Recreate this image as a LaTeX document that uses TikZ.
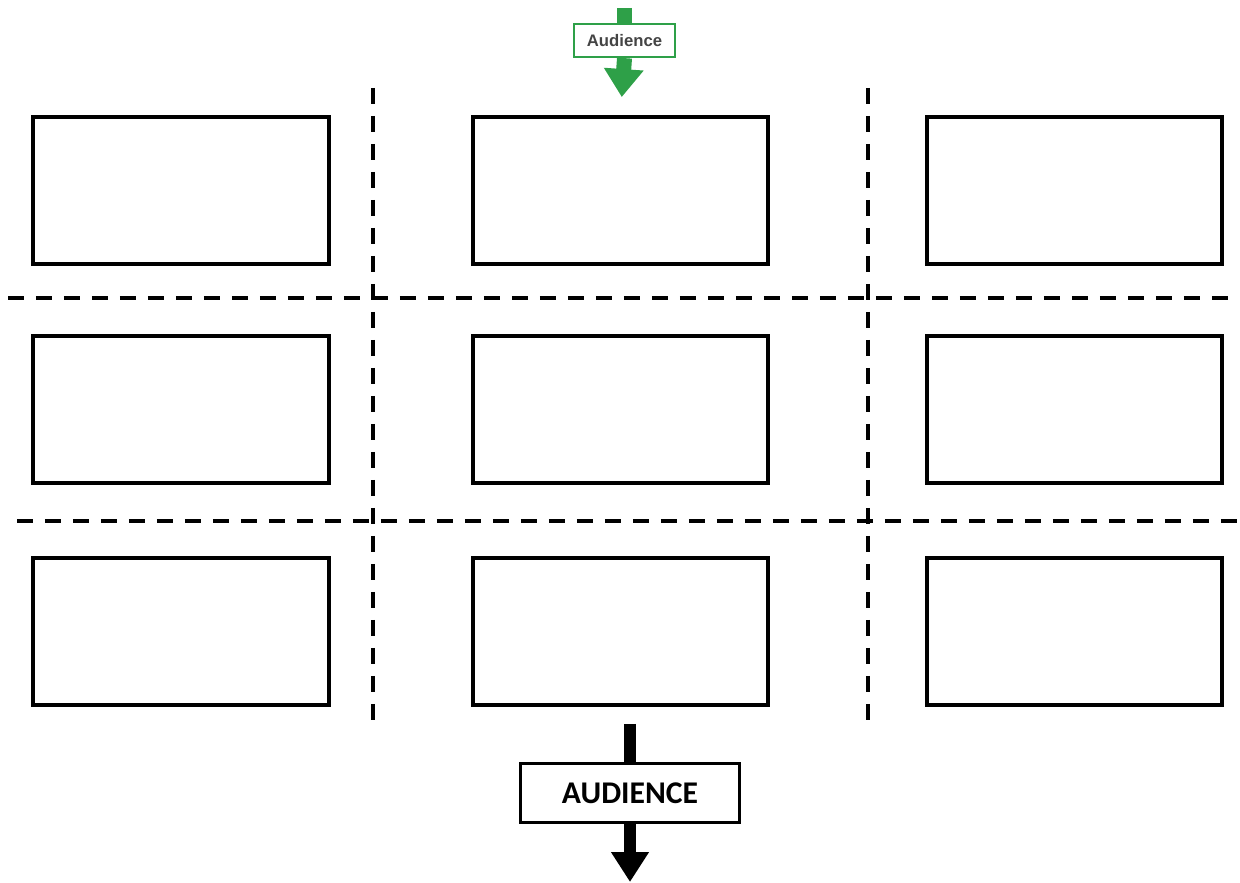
\documentclass[tikz,border=0pt]{standalone}
\usepackage{fontspec}
\setmainfont{Carlito}
\newfontfamily\arialfont{Liberation Sans}
\usetikzlibrary{arrows.meta}
\definecolor{audgreen}{RGB}{46,160,72}
\definecolor{audgray}{RGB}{68,68,68}
\tikzset{
	seat/.style={draw, line width=0.08cm, minimum width=5.92cm, minimum height=2.94cm, inner sep=0pt},
	aisle/.style={line width=0.08cm, dash pattern=on 0.32cm off 0.24cm},
	greenbox/.style={draw=audgreen, line width=0.045cm, fill=white, minimum width=2.02cm, minimum height=0.66cm, inner sep=0pt, text=audgray, font=\arialfont\bfseries\fontsize{9.5}{11}\selectfont},
	blackbox/.style={draw, line width=0.07cm, fill=white, minimum width=4.38cm, minimum height=1.18cm, inner sep=0pt, font=\bfseries\fontsize{18}{20}\selectfont}
}
\begin{document}
\begin{tikzpicture}[x=0.02cm, y=-0.02cm]
			%%%%% START %%%%%
			\useasboundingbox (0, 0) rectangle (1240, 882);
			
			% grid of blocks
			\node[seat] (l1) at (181, 190.5) {};
			\node[seat] (m1) at (620.5, 190.5) {};
			\node[seat] (r1) at (1074.5, 190.5) {};
			\node[seat] (l2) at (181, 409.5) {};
			\node[seat] (m2) at (620.5, 409.5) {};
			\node[seat] (r2) at (1074.5, 409.5) {};
			\node[seat] (l3) at (181, 631.5) {};
			\node[seat] (m3) at (620.5, 631.5) {};
			\node[seat] (r3) at (1074.5, 631.5) {};
			
			% aisles
			\draw[aisle] (373, 88) -- (373, 720);
			\draw[aisle] (868, 88) -- (868, 720);
			\draw[aisle] (8, 298) -- (1228, 298);
			\draw[aisle] (17, 521) -- (1237, 521);
			
			% way in
			\coordinate (entry) at (624.5, 8);
			\node[greenbox] (audin) at (624.5, 40.5) {Audience};
			\draw[audgreen, line width=0.3cm] (entry) -- (audin.north);
			\draw[audgreen, line width=0.3cm, shorten >=0.36cm, -{Triangle[width=0.76cm, length=0.56cm]}] (audin.south) -- (m1.north);
			
			% way out
			\node[blackbox] (audout) at (630, 793) {AUDIENCE};
			\coordinate (exit) at (630, 882);
			\draw[line width=0.24cm, shorten <=0.34cm] (m3.south -| audout.north) -- (audout.north);
			\draw[line width=0.24cm, -{Triangle[width=0.72cm, length=0.6cm]}] (audout.south) -- (exit);
			
			%%%%% END %%%%%
\end{tikzpicture}
\end{document}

────────────────

• [YOUR INSTRUCTIONS] Please take the lines from the beginning of the data above through the line holding "-- (1237, 521);" and transcribe them exactly, without any pictures.

• [RESPONSE TO THE EXERCISE]
Recreate this image as a LaTeX document that uses TikZ.
\documentclass[tikz,border=0pt]{standalone}
\usepackage{fontspec}
\setmainfont{Carlito}
\newfontfamily\arialfont{Liberation Sans}
\usetikzlibrary{arrows.meta}
\definecolor{audgreen}{RGB}{46,160,72}
\definecolor{audgray}{RGB}{68,68,68}
\tikzset{
	seat/.style={draw, line width=0.08cm, minimum width=5.92cm, minimum height=2.94cm, inner sep=0pt},
	aisle/.style={line width=0.08cm, dash pattern=on 0.32cm off 0.24cm},
	greenbox/.style={draw=audgreen, line width=0.045cm, fill=white, minimum width=2.02cm, minimum height=0.66cm, inner sep=0pt, text=audgray, font=\arialfont\bfseries\fontsize{9.5}{11}\selectfont},
	blackbox/.style={draw, line width=0.07cm, fill=white, minimum width=4.38cm, minimum height=1.18cm, inner sep=0pt, font=\bfseries\fontsize{18}{20}\selectfont}
}
\begin{document}
\begin{tikzpicture}[x=0.02cm, y=-0.02cm]
			%%%%% START %%%%%
			\useasboundingbox (0, 0) rectangle (1240, 882);
			
			% grid of blocks
			\node[seat] (l1) at (181, 190.5) {};
			\node[seat] (m1) at (620.5, 190.5) {};
			\node[seat] (r1) at (1074.5, 190.5) {};
			\node[seat] (l2) at (181, 409.5) {};
			\node[seat] (m2) at (620.5, 409.5) {};
			\node[seat] (r2) at (1074.5, 409.5) {};
			\node[seat] (l3) at (181, 631.5) {};
			\node[seat] (m3) at (620.5, 631.5) {};
			\node[seat] (r3) at (1074.5, 631.5) {};
			
			% aisles
			\draw[aisle] (373, 88) -- (373, 720);
			\draw[aisle] (868, 88) -- (868, 720);
			\draw[aisle] (8, 298) -- (1228, 298);
			\draw[aisle] (17, 521) -- (1237, 521);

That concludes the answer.